Nottinghamshire all-rounder, Liam Patterson-White and his teammates have been hard at work preparing for the new season.
“After the season we get a bit of time off over October before doing a week of fitness,” Patterson-White told me.
“The early stages of pre-season are about to trying things out.
When we reach the New Year, we’ll have 2-3 more weeks of experimenting before moving onto the nitty-gritty, cementing skills and getting ready to be outside again.
It has come around fast, but I feel ready for it.”
The fixtures for the 2022 season were announced on January 20 and Nottinghamshire will start their season on April 7 with a trip to Hove to play Sussex.
Trent Bridge will be Notts’ home for pre-season this year and with the help of a marquee set-up just down the road at Lady Bay they will start training outdoors in a few weeks.
“It really gets ramped up when we go to the tent because it becomes very much a battle between the bowlers and the batsmen – it is really helpful for getting getting us ready for the first game.”
Last season Notts were one of the standout sides in the County Championship – having not won a game for the previous two years they mounted a title charge, only to fall away in the last two weeks of the season.
Patterson-White said: “Four-day cricket is very difficult to win as you have to play well for four days. We just thought we had to bide our time, do the basics well and wins would eventually come our way.
“That happened with the win over Derbyshire and that just got the ball rolling.”
In the four-day side Patterson-White was the senior spinner in a potent bowling attack led by seamers Luke Fletcher and Dane Paterson.
He said: “It’s always nice when you’ve got a plethora of top quality bowlers. Fletch and Dane were brilliant all season, for them to come out and both get more than 50 wickets is massive and takes the pressure off me.”
At the start of the season Nottinghamshire had Stuart Broad available as well. Broad is the second-highest wicket taker in the history of English Test cricket, but is just as committed to the county game.
“He doesn’t take his foot off the gas when it comes to the county game. He is a great person to be around, to pick his brains about fields and reading the game is always helpful.”
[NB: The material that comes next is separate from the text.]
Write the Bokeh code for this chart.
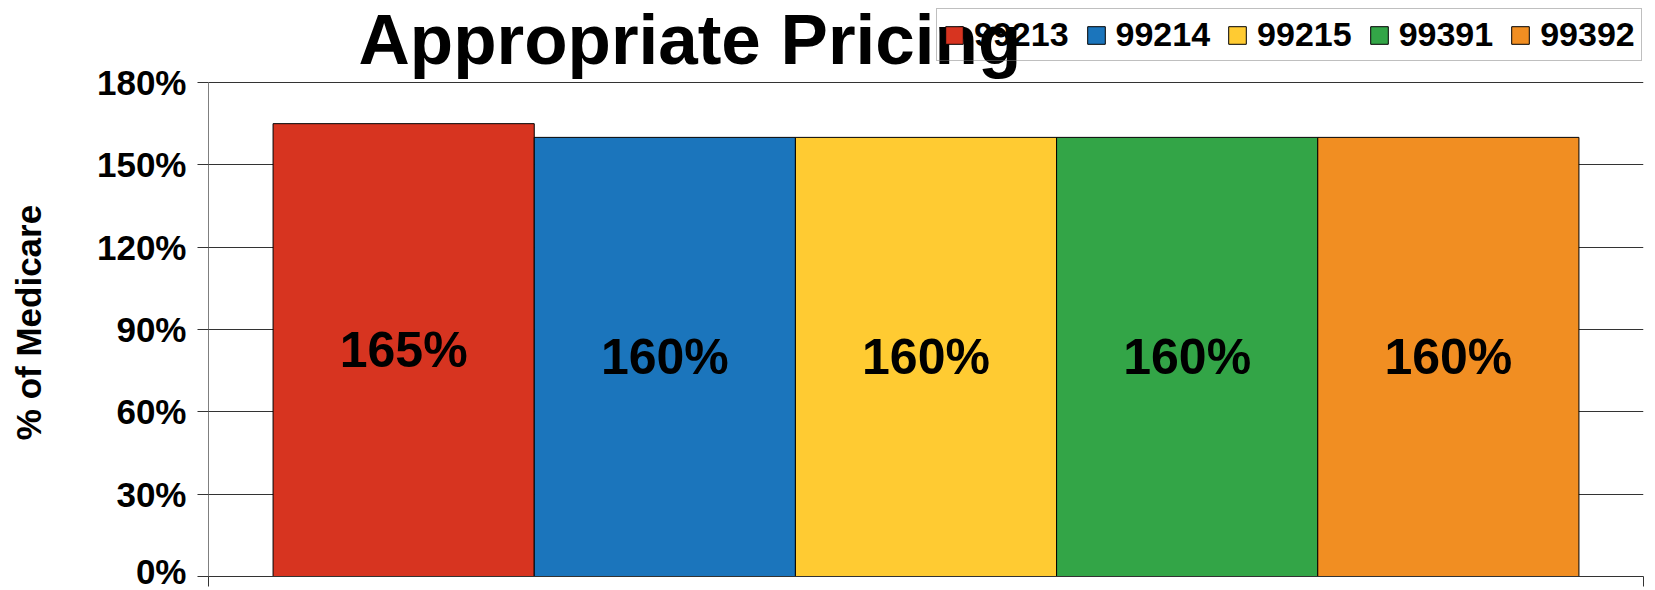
import numpy as np
from bokeh.plotting import figure
from bokeh.models import (Range1d, FixedTicker, PrintfTickFormatter, Legend,
                          LegendItem, Label, ColumnDataSource, CustomJSTickFormatter)
from bokeh.embed import file_html
from bokeh.resources import INLINE
from bokeh.core.properties import value

# ---- data ----
title_text = "Appropriate Pricing"
y_label = "% of Medicare"
codes = ["99213", "99214", "99215", "99391", "99392"]
values = [165, 160, 160, 160, 160]
colors = ["#D73420", "#1B75BC", "#FFCB32", "#33A547", "#F18E22"]
y_ticks = [0, 30, 60, 90, 120, 150, 180]

FONT = "Liberation Sans"
n = len(codes)
group_fill = 0.91
pad = n * (1 / group_fill - 1) / 2

FRAME_W, FRAME_H = 1435, 576
TOP_SPACE = 82          # px between frame top and the 180% line
y_max = max(y_ticks)
y_end = y_max * FRAME_H / (FRAME_H - TOP_SPACE)

p = figure(frame_width=FRAME_W, frame_height=FRAME_H, output_backend="svg",
           toolbar_location=None,
           x_range=Range1d(-pad, n + pad), y_range=Range1d(0, y_end),
           min_border_left=208, min_border_right=12, min_border_top=0,
           min_border_bottom=14)
p.outline_line_color = None
p.background_fill_color = "white"
p.border_fill_color = "white"

xs = np.arange(n) + 0.5
src = ColumnDataSource(dict(x=xs, top=values, color=colors, code=codes,
                            mid=np.array(values) / 2,
                            lbl=[f"{v}%" for v in values]))

bars = p.vbar(x="x", top="top", width=1.0, bottom=0, source=src,
              fill_color="color", line_color="black", line_width=1)

p.text(x="x", y="mid", text="lbl", source=src, text_font=value(FONT),
       text_font_style="bold", text_font_size="50px", text_align="center",
       text_baseline="middle", text_color="black")

# y axis line only over the tick span
p.segment(x0=[-pad], y0=[0], x1=[-pad], y1=[y_max], line_color="black", line_width=1)

# axes
p.xaxis.ticker = FixedTicker(ticks=[-pad, n + pad])
p.xaxis.formatter = CustomJSTickFormatter(code="return ''")
p.xaxis.major_label_text_font_size = "1px"
p.xaxis.major_label_standoff = 0
p.xaxis.major_tick_out = 10
p.xaxis.major_tick_in = 0
p.xaxis.minor_tick_line_color = None
p.xaxis.axis_line_color = "#333333"
p.xaxis.major_tick_line_color = "#333333"

p.yaxis.ticker = FixedTicker(ticks=y_ticks)
p.yaxis.formatter = PrintfTickFormatter(format="%d%%")
p.yaxis.major_label_text_font = FONT
p.yaxis.major_label_text_font_style = "bold"
p.yaxis.major_label_text_font_size = "35px"
p.yaxis.major_label_text_color = "black"
p.yaxis.major_label_standoff = 11
p.yaxis.major_tick_out = 11
p.yaxis.major_tick_in = 0
p.yaxis.minor_tick_line_color = None
p.yaxis.axis_line_color = None
p.yaxis.major_tick_line_color = "#333333"
p.yaxis.axis_label = y_label + "\u00a0" * 7
p.yaxis.axis_label_text_font = FONT
p.yaxis.axis_label_text_font_style = "bold"
p.yaxis.axis_label_text_font_size = "35px"
p.yaxis.axis_label_text_color = "black"
p.yaxis.axis_label_standoff = 46

p.xgrid.grid_line_color = None
p.ygrid.ticker = FixedTicker(ticks=y_ticks)
p.ygrid.grid_line_color = "#333333"
p.ygrid.grid_line_width = 1

# title (placed in the upper band of the frame)
x_span = (n + 2 * pad)
title_x = -pad + 150 / FRAME_W * x_span
title_y = y_end * (FRAME_H - 39) / FRAME_H
p.add_layout(Label(x=title_x, y=title_y, x_units="data", y_units="data",
                   text=title_text, text_font=FONT, text_font_style="bold",
                   text_font_size="71px", text_baseline="alphabetic",
                   text_align="left", text_color="black"))

# legend (location = left / bottom of the box, measured from frame's lower-left)
items = [LegendItem(label=c, renderers=[bars], index=i) for i, c in enumerate(codes)]
legend = Legend(items=items, orientation="horizontal", location=(728, 515),
                glyph_width=22, glyph_height=22, label_standoff=9, spacing=16,
                padding=6, margin=0, label_text_font=FONT,
                label_text_font_style="bold", label_text_font_size="34px",
                label_text_color="black",
                border_line_color="#7f7f7f", border_line_width=1.5,
                background_fill_alpha=0)
p.add_layout(legend)

open("out.html", "w").write(file_html(p, INLINE))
There were some personal highlights for Patterson-White to go alongside the team success. A maiden first-class hundred is a milestone in every players career, “I still can’t quite believe it to be honest.
I’m topsy turvy over whether I am a batter that bowls, or a bowler that bats, but it has given me a more self-belief going into the season knowing I can score hundreds.
Many players have fallen in the ‘nervous nineties’, “You can never replicate the feeling of hitting a single to mid-off and running for your life just so that you can get that one run, it’s something I have always wanted to do.”
He admitted that even watching it back with his dad he still gets nervous, despite knowing the outcome.
“It was one of the worst pitches I’ve ever played on to be honest,” is how he describes the pitch at Hampshire which saw him take career-best figures of 5-41.
“The majority of wickets last season were seamer friendly, so it was nice to get one that turned and then take wickets on it.”
Nottinghamshire find themselves in County Championship Division Two and after last season’s success promotion will be the goal.